The magnetic system that focuses the beam of particles arising from the graphite target of the CERN Neutrinos to Gran Sasso project (CNGS) has been installed in its final position in the tunnel. This represents the final milestone of the project prior to testing all systems in preparation for the first commissioning with beam, at the end of May.

The CNGS secondary beam magnetic system consists of two elements: the horn and the reflector, both acting as focusing lenses for the positively-charged pions and kaons produced by proton interactions in the target. Most of these pions and kaons will decay in a 1 km-long vacuum pipe. At the end of this, a barrier, comprising 3 m of graphite and 15 m of iron, will absorb the remaining hadrons, leaving behind a beam of muons and neutrinos. Muons are quickly absorbed downstream in the rock, leaving only muon-neutrinos to traverse the Earth’s crust towards the Gran Sasso laboratory 732 km away in Italy.

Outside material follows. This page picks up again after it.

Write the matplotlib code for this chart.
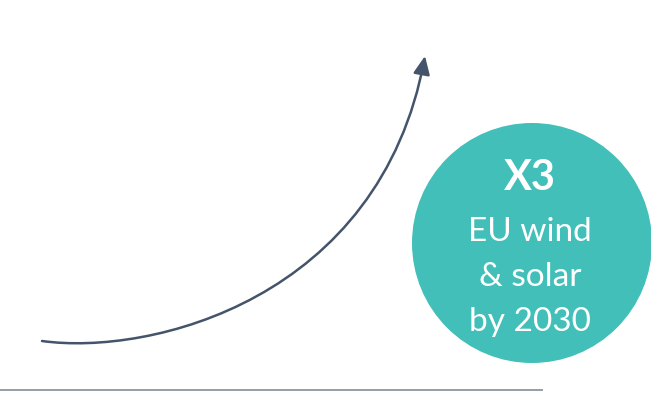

Both the horn and the reflector came originally from LAL/IN2P3 before major modification at CERN. They are 7 m long and weigh more than a tonne each. They work with high pulsed currents, 150 kA for the horn and 180 kA for the reflector. These currents flow for a few milliseconds at the instant when the proton-beam pulse hits the target.

The heat that the current produces and the energy deposited by stray particles require a complex water cooling system. To avoid modifications in the mechanical properties of the aluminium alloy that makes up the whole system, the temperature must not exceed 80 °C. Cooling power is extracted from the chilled-water network by means of a heat exchanger. Demineralized water is sprayed onto the inner conductor, then collected at the bottom of the horn and the reflector, and finally pumped back to the system in a closed circuit.

The neutrino beam will be remotely monitored from the newly built central control room at CERN’s Prévessin site. The completion of the CNGS project, that is the hand- over to the teams in charge of regular operation of the beam, is planned for mid July.